▶ _Task directions_
Take the listing and print it in full, exactly as given.

***

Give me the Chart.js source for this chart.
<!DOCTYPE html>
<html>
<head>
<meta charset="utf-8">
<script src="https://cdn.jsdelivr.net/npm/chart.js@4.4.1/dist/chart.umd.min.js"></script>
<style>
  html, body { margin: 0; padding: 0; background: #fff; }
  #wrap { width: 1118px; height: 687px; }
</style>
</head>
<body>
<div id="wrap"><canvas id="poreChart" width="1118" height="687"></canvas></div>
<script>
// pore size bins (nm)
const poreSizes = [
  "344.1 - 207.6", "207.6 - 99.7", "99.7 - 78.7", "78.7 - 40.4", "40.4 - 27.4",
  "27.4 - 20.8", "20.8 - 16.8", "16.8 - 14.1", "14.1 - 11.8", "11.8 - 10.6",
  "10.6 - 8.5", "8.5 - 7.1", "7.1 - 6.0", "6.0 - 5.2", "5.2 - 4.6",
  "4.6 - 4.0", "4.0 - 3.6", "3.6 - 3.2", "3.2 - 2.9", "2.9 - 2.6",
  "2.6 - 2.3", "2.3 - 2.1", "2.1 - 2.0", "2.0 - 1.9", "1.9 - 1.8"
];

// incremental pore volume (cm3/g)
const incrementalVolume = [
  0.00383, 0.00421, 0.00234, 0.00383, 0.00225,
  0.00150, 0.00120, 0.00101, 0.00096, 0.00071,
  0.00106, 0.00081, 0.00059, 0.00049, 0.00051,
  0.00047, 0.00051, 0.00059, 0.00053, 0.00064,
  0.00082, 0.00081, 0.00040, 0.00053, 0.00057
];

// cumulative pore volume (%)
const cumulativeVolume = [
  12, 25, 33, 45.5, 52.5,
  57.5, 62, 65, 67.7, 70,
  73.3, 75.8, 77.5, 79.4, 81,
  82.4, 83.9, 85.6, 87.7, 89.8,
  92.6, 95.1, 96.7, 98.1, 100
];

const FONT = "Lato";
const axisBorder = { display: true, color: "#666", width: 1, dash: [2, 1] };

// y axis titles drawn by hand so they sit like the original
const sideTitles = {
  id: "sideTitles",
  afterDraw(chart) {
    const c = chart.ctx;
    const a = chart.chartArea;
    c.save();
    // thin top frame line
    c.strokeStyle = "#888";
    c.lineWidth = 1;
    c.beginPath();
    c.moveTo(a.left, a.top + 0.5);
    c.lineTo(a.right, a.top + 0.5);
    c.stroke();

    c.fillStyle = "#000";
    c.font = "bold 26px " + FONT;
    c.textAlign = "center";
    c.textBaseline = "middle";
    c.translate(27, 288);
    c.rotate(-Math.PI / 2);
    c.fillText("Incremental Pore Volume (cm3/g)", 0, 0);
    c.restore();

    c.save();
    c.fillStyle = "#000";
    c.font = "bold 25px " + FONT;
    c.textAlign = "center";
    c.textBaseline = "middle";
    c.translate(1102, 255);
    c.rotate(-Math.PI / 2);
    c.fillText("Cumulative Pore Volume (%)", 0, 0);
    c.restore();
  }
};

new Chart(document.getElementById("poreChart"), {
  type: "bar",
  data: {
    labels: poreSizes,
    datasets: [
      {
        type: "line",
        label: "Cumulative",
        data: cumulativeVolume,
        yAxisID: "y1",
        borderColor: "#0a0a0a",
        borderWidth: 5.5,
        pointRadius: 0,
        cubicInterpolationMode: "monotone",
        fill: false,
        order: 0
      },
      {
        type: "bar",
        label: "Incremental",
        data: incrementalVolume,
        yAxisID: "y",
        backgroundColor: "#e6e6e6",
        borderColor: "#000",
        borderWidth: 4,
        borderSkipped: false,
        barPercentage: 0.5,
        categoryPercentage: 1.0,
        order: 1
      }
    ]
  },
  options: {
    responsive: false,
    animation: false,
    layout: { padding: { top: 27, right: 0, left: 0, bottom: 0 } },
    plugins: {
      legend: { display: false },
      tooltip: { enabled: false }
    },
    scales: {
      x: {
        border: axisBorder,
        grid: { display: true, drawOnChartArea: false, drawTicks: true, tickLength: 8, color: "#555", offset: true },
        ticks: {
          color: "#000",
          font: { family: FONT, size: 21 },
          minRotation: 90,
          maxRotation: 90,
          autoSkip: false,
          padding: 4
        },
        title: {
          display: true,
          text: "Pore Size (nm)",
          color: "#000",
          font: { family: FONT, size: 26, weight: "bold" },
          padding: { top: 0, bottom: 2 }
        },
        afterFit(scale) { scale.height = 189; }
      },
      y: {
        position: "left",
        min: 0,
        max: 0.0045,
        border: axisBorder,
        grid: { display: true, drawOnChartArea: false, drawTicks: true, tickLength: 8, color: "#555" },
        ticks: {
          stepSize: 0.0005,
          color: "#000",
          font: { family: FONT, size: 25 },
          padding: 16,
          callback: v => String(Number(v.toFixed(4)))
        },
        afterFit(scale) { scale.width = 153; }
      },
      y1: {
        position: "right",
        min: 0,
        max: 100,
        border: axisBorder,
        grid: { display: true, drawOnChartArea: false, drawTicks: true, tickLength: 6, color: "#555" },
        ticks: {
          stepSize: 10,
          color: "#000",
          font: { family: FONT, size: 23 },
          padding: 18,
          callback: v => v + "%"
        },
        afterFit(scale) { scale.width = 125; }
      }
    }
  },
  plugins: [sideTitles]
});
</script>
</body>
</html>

***

▶ _Result for this exercise_
Give me the Chart.js source for this chart.
<!DOCTYPE html>
<html>
<head>
<meta charset="utf-8">
<script src="https://cdn.jsdelivr.net/npm/chart.js@4.4.1/dist/chart.umd.min.js"></script>
<style>
  html, body { margin: 0; padding: 0; background: #fff; }
  #wrap { width: 1118px; height: 687px; }
</style>
</head>
<body>
<div id="wrap"><canvas id="poreChart" width="1118" height="687"></canvas></div>
<script>
// pore size bins (nm)
const poreSizes = [
  "344.1 - 207.6", "207.6 - 99.7", "99.7 - 78.7", "78.7 - 40.4", "40.4 - 27.4",
  "27.4 - 20.8", "20.8 - 16.8", "16.8 - 14.1", "14.1 - 11.8", "11.8 - 10.6",
  "10.6 - 8.5", "8.5 - 7.1", "7.1 - 6.0", "6.0 - 5.2", "5.2 - 4.6",
  "4.6 - 4.0", "4.0 - 3.6", "3.6 - 3.2", "3.2 - 2.9", "2.9 - 2.6",
  "2.6 - 2.3", "2.3 - 2.1", "2.1 - 2.0", "2.0 - 1.9", "1.9 - 1.8"
];

// incremental pore volume (cm3/g)
const incrementalVolume = [
  0.00383, 0.00421, 0.00234, 0.00383, 0.00225,
  0.00150, 0.00120, 0.00101, 0.00096, 0.00071,
  0.00106, 0.00081, 0.00059, 0.00049, 0.00051,
  0.00047, 0.00051, 0.00059, 0.00053, 0.00064,
  0.00082, 0.00081, 0.00040, 0.00053, 0.00057
];

// cumulative pore volume (%)
const cumulativeVolume = [
  12, 25, 33, 45.5, 52.5,
  57.5, 62, 65, 67.7, 70,
  73.3, 75.8, 77.5, 79.4, 81,
  82.4, 83.9, 85.6, 87.7, 89.8,
  92.6, 95.1, 96.7, 98.1, 100
];

const FONT = "Lato";
const axisBorder = { display: true, color: "#666", width: 1, dash: [2, 1] };

// y axis titles drawn by hand so they sit like the original
const sideTitles = {
  id: "sideTitles",
  afterDraw(chart) {
    const c = chart.ctx;
    const a = chart.chartArea;
    c.save();
    // thin top frame line
    c.strokeStyle = "#888";
    c.lineWidth = 1;
    c.beginPath();
    c.moveTo(a.left, a.top + 0.5);
    c.lineTo(a.right, a.top + 0.5);
    c.stroke();

    c.fillStyle = "#000";
    c.font = "bold 26px " + FONT;
    c.textAlign = "center";
    c.textBaseline = "middle";
    c.translate(27, 288);
    c.rotate(-Math.PI / 2);
    c.fillText("Incremental Pore Volume (cm3/g)", 0, 0);
    c.restore();

    c.save();
    c.fillStyle = "#000";
    c.font = "bold 25px " + FONT;
    c.textAlign = "center";
    c.textBaseline = "middle";
    c.translate(1102, 255);
    c.rotate(-Math.PI / 2);
    c.fillText("Cumulative Pore Volume (%)", 0, 0);
    c.restore();
  }
};

new Chart(document.getElementById("poreChart"), {
  type: "bar",
  data: {
    labels: poreSizes,
    datasets: [
      {
        type: "line",
        label: "Cumulative",
        data: cumulativeVolume,
        yAxisID: "y1",
        borderColor: "#0a0a0a",
        borderWidth: 5.5,
        pointRadius: 0,
        cubicInterpolationMode: "monotone",
        fill: false,
        order: 0
      },
      {
        type: "bar",
        label: "Incremental",
        data: incrementalVolume,
        yAxisID: "y",
        backgroundColor: "#e6e6e6",
        borderColor: "#000",
        borderWidth: 4,
        borderSkipped: false,
        barPercentage: 0.5,
        categoryPercentage: 1.0,
        order: 1
      }
    ]
  },
  options: {
    responsive: false,
    animation: false,
    layout: { padding: { top: 27, right: 0, left: 0, bottom: 0 } },
    plugins: {
      legend: { display: false },
      tooltip: { enabled: false }
    },
    scales: {
      x: {
        border: axisBorder,
        grid: { display: true, drawOnChartArea: false, drawTicks: true, tickLength: 8, color: "#555", offset: true },
        ticks: {
          color: "#000",
          font: { family: FONT, size: 21 },
          minRotation: 90,
          maxRotation: 90,
          autoSkip: false,
          padding: 4
        },
        title: {
          display: true,
          text: "Pore Size (nm)",
          color: "#000",
          font: { family: FONT, size: 26, weight: "bold" },
          padding: { top: 0, bottom: 2 }
        },
        afterFit(scale) { scale.height = 189; }
      },
      y: {
        position: "left",
        min: 0,
        max: 0.0045,
        border: axisBorder,
        grid: { display: true, drawOnChartArea: false, drawTicks: true, tickLength: 8, color: "#555" },
        ticks: {
          stepSize: 0.0005,
          color: "#000",
          font: { family: FONT, size: 25 },
          padding: 16,
          callback: v => String(Number(v.toFixed(4)))
        },
        afterFit(scale) { scale.width = 153; }
      },
      y1: {
        position: "right",
        min: 0,
        max: 100,
        border: axisBorder,
        grid: { display: true, drawOnChartArea: false, drawTicks: true, tickLength: 6, color: "#555" },
        ticks: {
          stepSize: 10,
          color: "#000",
          font: { family: FONT, size: 23 },
          padding: 18,
          callback: v => v + "%"
        },
        afterFit(scale) { scale.width = 125; }
      }
    }
  },
  plugins: [sideTitles]
});
</script>
</body>
</html>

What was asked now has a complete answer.